▶ _WHAT YOU WILL DO_: Transcribe all of the material below word for word and leave out its pictures.

▶ _DATA ENTRIES_:
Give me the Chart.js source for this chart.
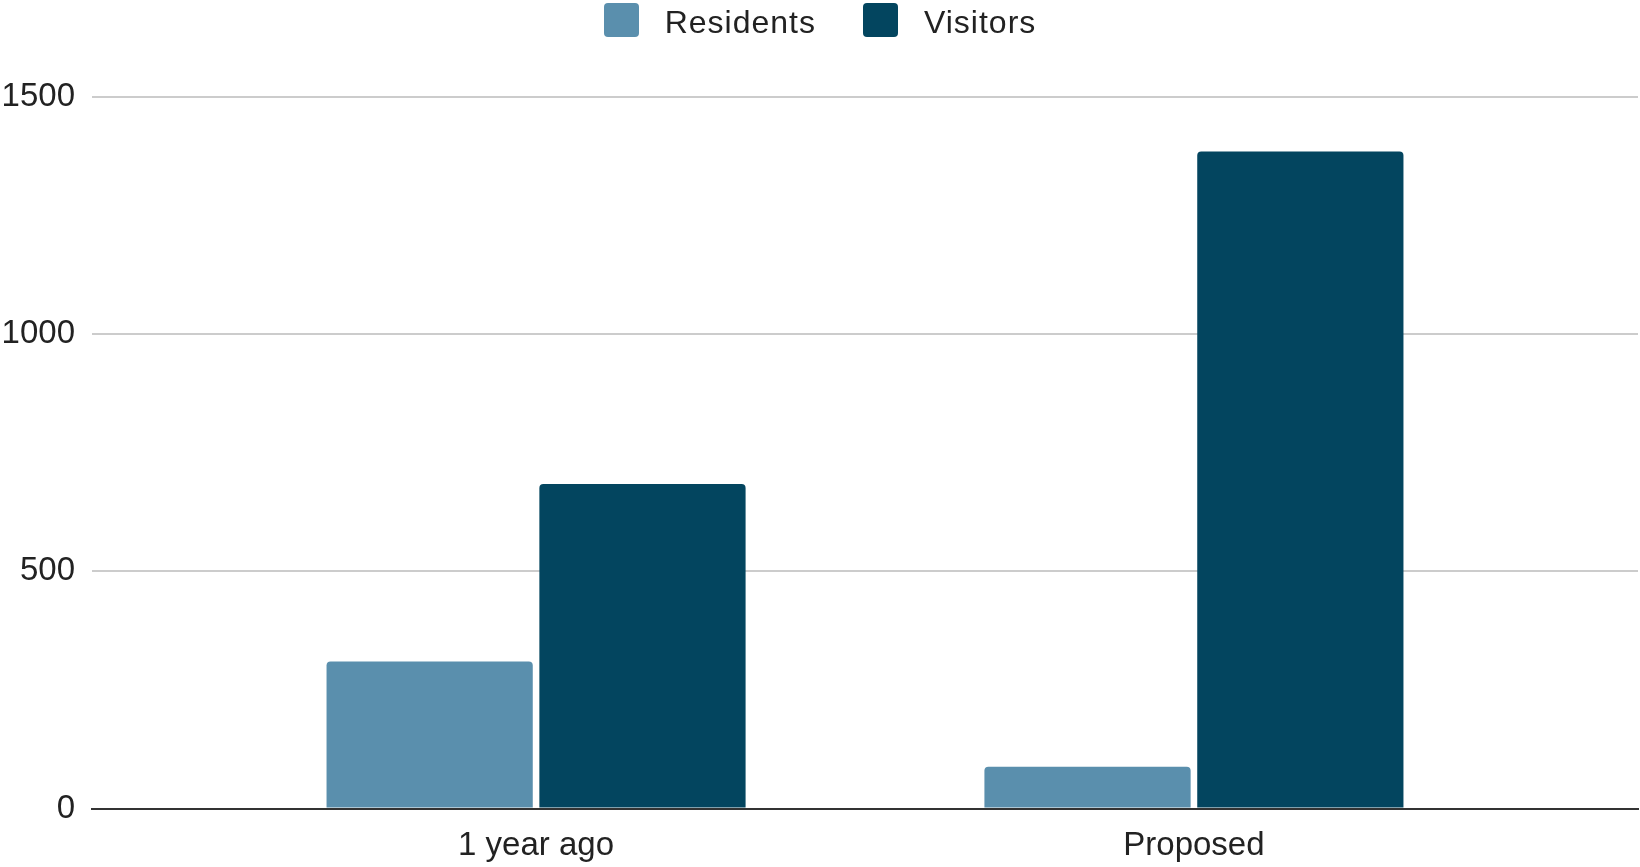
<!DOCTYPE html>
<html>
<head>
<meta charset="utf-8">
<script src="https://cdn.jsdelivr.net/npm/chart.js@4.4.1/dist/chart.umd.min.js"></script>
<style>
  html, body { margin: 0; padding: 0; background: #ffffff; }
  #wrap { width: 1640px; height: 867px; position: relative; }
  #legend {
    position: absolute; left: 0; top: 3px; width: 1640px;
    display: flex; justify-content: center; gap: 47px;
    font-family: 'Liberation Sans', Arial, sans-serif; font-size: 32px; color: #222222;
  }
  .item { display: flex; align-items: center; height: 34px; }
  .swatch { width: 35px; height: 34px; border-radius: 4px; margin-right: 26px; }
  .text { position: relative; top: 2px; line-height: 34px; letter-spacing: 1px; }
</style>
</head>
<body>
<div id="wrap">
  <canvas id="chart"></canvas>
  <div id="legend"></div>
</div>
<script>
// Periods compared, and head counts for each group
const categories = ['1 year ago', 'Proposed'];
const residents = [310, 88];
const visitors = [684, 1385];
const yTicks = [0, 500, 1000, 1500];

const FONT = "'Liberation Sans', Arial, sans-serif";

// Category index -> {x, y} points so the x axis can be a linear scale
const toPoints = (vals) => vals.map((v, i) => ({ x: i, y: v }));

const chart = new Chart(document.getElementById('chart'), {
  type: 'bar',
  data: {
    datasets: [
      {
        label: 'Residents',
        data: toPoints(residents),
        backgroundColor: '#5a8fad',
        borderRadius: 4,
        borderSkipped: 'start'
      },
      {
        label: 'Visitors',
        data: toPoints(visitors),
        backgroundColor: '#03455f',
        borderRadius: 4,
        borderSkipped: 'start'
      }
    ]
  },
  options: {
    responsive: true,
    maintainAspectRatio: false,
    animation: false,
    categoryPercentage: 0.647,
    barPercentage: 0.969,
    layout: { padding: { left: 2, right: 2, top: 97, bottom: 2 } },
    plugins: {
      legend: { display: false },
      tooltip: { enabled: false }
    },
    scales: {
      x: {
        type: 'linear',
        offset: false,
        min: -0.675,
        max: 1.675,
        grid: { display: false, drawTicks: false },
        border: { display: true, color: '#333333', width: 2 },
        afterBuildTicks: (scale) => {
          scale.ticks = categories.map((_, i) => ({ value: i }));
        },
        afterFit: (scale) => { scale.height = 56.5; },
        ticks: {
          padding: 18,
          color: '#222222',
          font: { family: FONT, size: 33 },
          maxRotation: 0,
          autoSkip: false,
          callback: (value) => categories[value] ?? ''
        }
      },
      y: {
        min: 0,
        max: 1500,
        afterBuildTicks: (scale) => {
          scale.ticks = yTicks.map((v) => ({ value: v }));
        },
        afterFit: (scale) => { scale.width = 90; },
        grid: { color: '#cccccc', lineWidth: 2, drawTicks: false },
        border: { display: false },
        ticks: {
          padding: 17,
          color: '#222222',
          font: { family: FONT, size: 33 },
          callback: (value) => String(value)
        }
      }
    }
  }
});

// Legend built from the dataset labels and colours
const legend = document.getElementById('legend');
chart.data.datasets.forEach((ds) => {
  const item = document.createElement('div');
  item.className = 'item';
  const swatch = document.createElement('span');
  swatch.className = 'swatch';
  swatch.style.background = ds.backgroundColor;
  const text = document.createElement('span');
  text.className = 'text';
  text.textContent = ds.label;
  item.appendChild(swatch);
  item.appendChild(text);
  legend.appendChild(item);
});
</script>
</body>
</html>
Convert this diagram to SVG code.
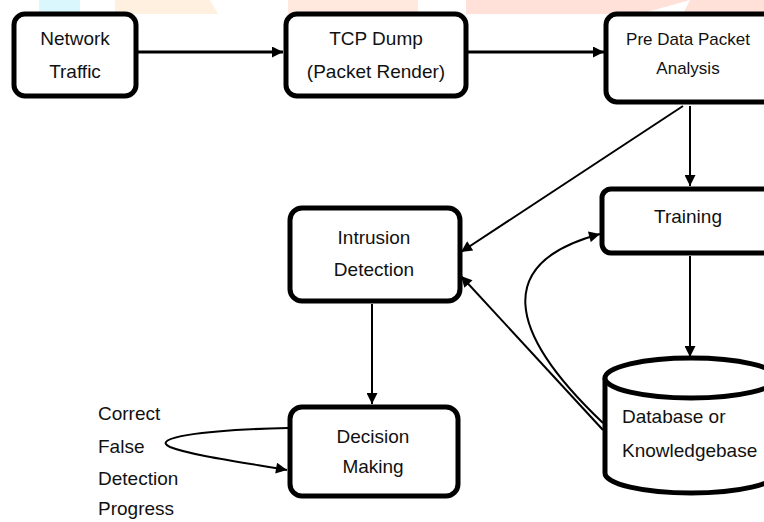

▶ _ANSWER TO THIS TASK_:
Give me the Chart.js source for this chart.
<!DOCTYPE html>
<html>
<head>
<meta charset="utf-8">
<script src="https://cdn.jsdelivr.net/npm/chart.js@4.4.1/dist/chart.umd.min.js"></script>
<style>
  html, body { margin: 0; padding: 0; background: #ffffff; }
  #wrap { width: 1640px; height: 867px; position: relative; }
  #legend {
    position: absolute; left: 0; top: 3px; width: 1640px;
    display: flex; justify-content: center; gap: 47px;
    font-family: 'Liberation Sans', Arial, sans-serif; font-size: 32px; color: #222222;
  }
  .item { display: flex; align-items: center; height: 34px; }
  .swatch { width: 35px; height: 34px; border-radius: 4px; margin-right: 26px; }
  .text { position: relative; top: 2px; line-height: 34px; letter-spacing: 1px; }
</style>
</head>
<body>
<div id="wrap">
  <canvas id="chart"></canvas>
  <div id="legend"></div>
</div>
<script>
// Periods compared, and head counts for each group
const categories = ['1 year ago', 'Proposed'];
const residents = [310, 88];
const visitors = [684, 1385];
const yTicks = [0, 500, 1000, 1500];

const FONT = "'Liberation Sans', Arial, sans-serif";

// Category index -> {x, y} points so the x axis can be a linear scale
const toPoints = (vals) => vals.map((v, i) => ({ x: i, y: v }));

const chart = new Chart(document.getElementById('chart'), {
  type: 'bar',
  data: {
    datasets: [
      {
        label: 'Residents',
        data: toPoints(residents),
        backgroundColor: '#5a8fad',
        borderRadius: 4,
        borderSkipped: 'start'
      },
      {
        label: 'Visitors',
        data: toPoints(visitors),
        backgroundColor: '#03455f',
        borderRadius: 4,
        borderSkipped: 'start'
      }
    ]
  },
  options: {
    responsive: true,
    maintainAspectRatio: false,
    animation: false,
    categoryPercentage: 0.647,
    barPercentage: 0.969,
    layout: { padding: { left: 2, right: 2, top: 97, bottom: 2 } },
    plugins: {
      legend: { display: false },
      tooltip: { enabled: false }
    },
    scales: {
      x: {
        type: 'linear',
        offset: false,
        min: -0.675,
        max: 1.675,
        grid: { display: false, drawTicks: false },
        border: { display: true, color: '#333333', width: 2 },
        afterBuildTicks: (scale) => {
          scale.ticks = categories.map((_, i) => ({ value: i }));
        },
        afterFit: (scale) => { scale.height = 56.5; },
        ticks: {
          padding: 18,
          color: '#222222',
          font: { family: FONT, size: 33 },
          maxRotation: 0,
          autoSkip: false,
          callback: (value) => categories[value] ?? ''
        }
      },
      y: {
        min: 0,
        max: 1500,
        afterBuildTicks: (scale) => {
          scale.ticks = yTicks.map((v) => ({ value: v }));
        },
        afterFit: (scale) => { scale.width = 90; },
        grid: { color: '#cccccc', lineWidth: 2, drawTicks: false },
        border: { display: false },
        ticks: {
          padding: 17,
          color: '#222222',
          font: { family: FONT, size: 33 },
          callback: (value) => String(value)
        }
      }
    }
  }
});

// Legend built from the dataset labels and colours
const legend = document.getElementById('legend');
chart.data.datasets.forEach((ds) => {
  const item = document.createElement('div');
  item.className = 'item';
  const swatch = document.createElement('span');
  swatch.className = 'swatch';
  swatch.style.background = ds.backgroundColor;
  const text = document.createElement('span');
  text.className = 'text';
  text.textContent = ds.label;
  item.appendChild(swatch);
  item.appendChild(text);
  legend.appendChild(item);
});
</script>
</body>
</html>
Convert this diagram to SVG code.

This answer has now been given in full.